Image Convolution Engine

§What is convolution?

Convolution slides a filter kernel over an image, computing a weighted sum
at each position. Each output pixel is the dot product of the kernel with
the underlying image patch:

  Input image patch         Kernel           Output pixel
  ┌────┬────┬────┐      ┌────┬────┬────┐
  │ a  │ b  │ c  │      │ k₀ │ k₁ │ k₂ │     out = a·k₀ + b·k₁ + c·k₂
  ├────┼────┼────┤   ⊙  ├────┼────┼────┤        + d·k₃ + e·k₄ + f·k₅
  │ d  │ e  │ f  │      │ k₃ │ k₄ │ k₅ │        + g·k₆ + h·k₇ + i·k₈
  ├────┼────┼────┤      ├────┼────┼────┤
  │ g  │ h  │ i  │      │ k₆ │ k₇ │ k₈ │     Then clamped to [0, 255]
  └────┴────┴────┘      └────┴────┴────┘

The kernel "slides" horizontally then vertically across the whole image,
producing one output pixel per valid position.

§Three-tier performance

                   ┌──────────────────┐
                   │  try_separable()  │
                   └────────┬─────────┘
                            │
              ┌─────────────┴─────────────┐
              │                           │
         Separable                     Not separable
              │                           │
              ▼                           ▼
  ┌──────────────────────┐    ┌──────────────────────┐
  │  separable_convolve  │    │      convolve        │
  │  (two 1D passes)     │    │    (one 2D pass)      │
  │                      │    │                      │
  │  Input ────┬──────── │    │  Input image          │
  │            │horizontal│    │  7×7 kernel = 49 ops │
  │            ▼   pass   │    │  per output pixel     │
  │        Temp buffer    │    │                      │
  │   (width reduced by   │    └──────────────────────┘
  │    filter-1+2·pad)    │
  │            │          │    Legend:
  │            │vertical  │    7×7 separable = 14 ops
  │            ▼  pass    │    per pixel — 3.5× faster
  │        Output image   │
  └──────────────────────┘

  Both paths are parallelised over output rows via rayon.

§Threading model

Each output row is completely independent — zero data dependencies.

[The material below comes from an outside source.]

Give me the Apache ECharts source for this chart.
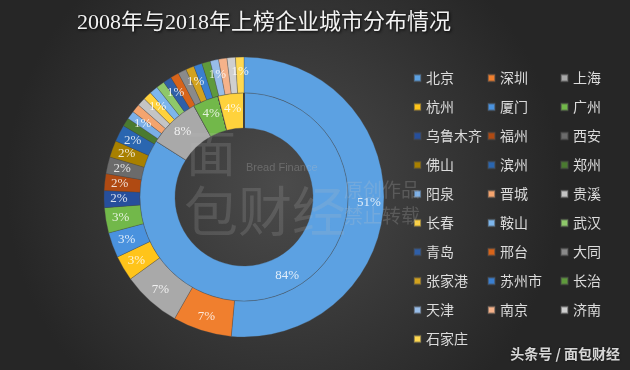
<!DOCTYPE html>
<html>
<head>
<meta charset="utf-8">
<script src="https://cdn.jsdelivr.net/npm/echarts@6/dist/echarts.min.js"></script>
<style>html,body{margin:0;padding:0;background:#333;}#c{width:630px;height:370px;}</style>
</head>
<body>
<div id="c"></div>
<script>
const cities = ['北京','深圳','上海','杭州','厦门','广州','乌鲁木齐','福州','西安','佛山','滨州','郑州','阳泉','晋城','贵溪','长春','鞍山','武汉','青岛','邢台','大同','张家港','苏州市','长治','天津','南京','济南','石家庄'];
const colors = ['#5ca1e2','#f07f2e','#a9a9a9','#ffc41a','#4a92de','#72b84a','#264f9c','#b04a12','#6b6b6b','#a88000','#2a66b0','#4a7a30','#7aaee6','#f4a46e','#c4c4c4','#ffd23c','#7db6ec','#8ec86a','#2f5fa8','#d8641a','#8a8a8a','#d2a21e','#3a7fd0','#5f9a3c','#98bde8','#f5b28a','#cfcfcf','#ffd850'];
// 2018 (outer ring) company counts by city
const values2018 = [53,7,7,3,3,3,2,2,2,2,2,1,1,1,1,1,1,1,1,1,1,1,1,1,1,1,1,1];
// 2008 (inner ring) company counts by city
const values2008 = [21,0,2,0,0,1,0,0,0,0,0,0,0,0,0,1,0,0,0,0,0,0,0,0,0,0,0,0];
const legendCol1 = ['北京','杭州','乌鲁木齐','佛山','阳泉','长春','青岛','张家港','天津','石家庄'];
const legendCol2 = ['深圳','厦门','福州','滨州','晋城','鞍山','邢台','苏州市','南京'];
const legendCol3 = ['上海','广州','西安','郑州','贵溪','武汉','大同','长治','济南'];
const titleText = '2008年与2018年上榜企业城市分布情况';

const chart = echarts.init(document.getElementById('c'), null, {renderer:'canvas'});
function mk(vals){ return cities.map((n,i)=>({name:n,value:vals[i],itemStyle:{color:colors[i]}})); }
const labelCfg = {
  show:true, position:'inside',
  formatter: p => p.value ? Math.round(p.percent)+'%' : '',
  color:'rgba(255,255,255,0.82)', fontSize:13, fontFamily:'Liberation Serif, serif'
};
function legend(left, data){
  return {orient:'vertical', left:left, top:66, itemWidth:7, itemHeight:7, itemGap:15, icon:'rect',
    textStyle:{color:'#dcdcdc', fontSize:14, lineHeight:14, fontFamily:'Noto Sans CJK SC'}, data:data, selectedMode:false};
}
chart.setOption({
  backgroundColor:{type:'radial', x:0.45, y:0.5, r:0.75, colorStops:[{offset:0,color:'#4b4b4b'},{offset:1,color:'#262626'}]},
  animation:false,
  title:{text:titleText, left:259, top:7, textAlign:'center',
    textStyle:{color:'#f2f2f2', fontSize:22, fontWeight:'normal', fontFamily:'Liberation Serif, Noto Sans CJK SC',
      textShadowColor:'rgba(0,0,0,0.9)', textShadowBlur:3, textShadowOffsetX:1, textShadowOffsetY:1}},
  legend:[legend(408,legendCol1), legend(482,legendCol2), legend(555,legendCol3)],
  graphic:[
    {type:'text', left:186, top:128, z:100, style:{text:'面', fontSize:50, fill:'rgba(190,190,190,0.18)', fontFamily:'Noto Sans CJK SC'}},
    {type:'text', left:184, top:184, z:100, style:{text:'包财经', fontSize:54, fill:'rgba(190,190,190,0.18)', fontFamily:'Noto Sans CJK SC'}},
    {type:'text', left:246, top:162, z:100, style:{text:'Bread Finance', fontSize:11, fill:'rgba(190,190,190,0.3)', fontFamily:'Liberation Sans'}},
    {type:'text', left:344, top:180, z:100, style:{text:'原创作品', fontSize:19, fill:'rgba(200,200,200,0.22)', fontFamily:'Noto Sans CJK SC'}},
    {type:'text', left:344, top:206, z:100, style:{text:'禁止转载', fontSize:19, fill:'rgba(200,200,200,0.22)', fontFamily:'Noto Sans CJK SC'}},
    {type:'text', right:10, top:347, z:100, style:{text:'头条号 / 面包财经', fontSize:14, fontWeight:'bold', fill:'rgba(235,235,235,0.9)', fontFamily:'Noto Sans CJK SC',
      textShadowColor:'rgba(0,0,0,0.6)', textShadowBlur:2}}
  ],
  series:[
    {type:'pie', name:'2018', center:[244,197], radius:[104,140], startAngle:90, clockwise:true,
     percentPrecision:2, avoidLabelOverlap:false, silent:true,
     itemStyle:{borderColor:'rgba(70,70,70,0.5)', borderWidth:0.6},
     label:labelCfg, labelLine:{show:false}, data:mk(values2018)},
    {type:'pie', name:'2008', center:[244,197], radius:[69,104], startAngle:90, clockwise:true,
     percentPrecision:2, avoidLabelOverlap:false, silent:true,
     itemStyle:{borderColor:'rgba(70,70,70,0.5)', borderWidth:0.6},
     label:labelCfg, labelLine:{show:false}, data:mk(values2008)}
  ]
});
</script>
</body>
</html>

Rayon splits the output buffer into per-row slices and processes them in parallel across all available cores.

  Output buffer (hc rows × wc cols × 4 bytes RGBA)
  ┌──────────────────────────────────────┐
  │ Row 0 ──────▶ Thread 0               │
  │ Row 1 ──────▶ Thread 1               │  Output rows are
  │ Row 2 ──────▶ Thread 2               │  processed in
  │ Row 3 ──────▶ Thread 3               │  parallel — each
  │   ...                                │  thread reads from
  │ Row hc-1 ───▶ Thread N               │  the input image
  └──────────────────────────────────────┘  (immutable, safe)

§Output size formula

output_width  = (W - Fw + 2·P) / S + 1
output_height = (H - Fh + 2·P) / S + 1

Functions§

convolution
Applies convolution to an image using the given filter.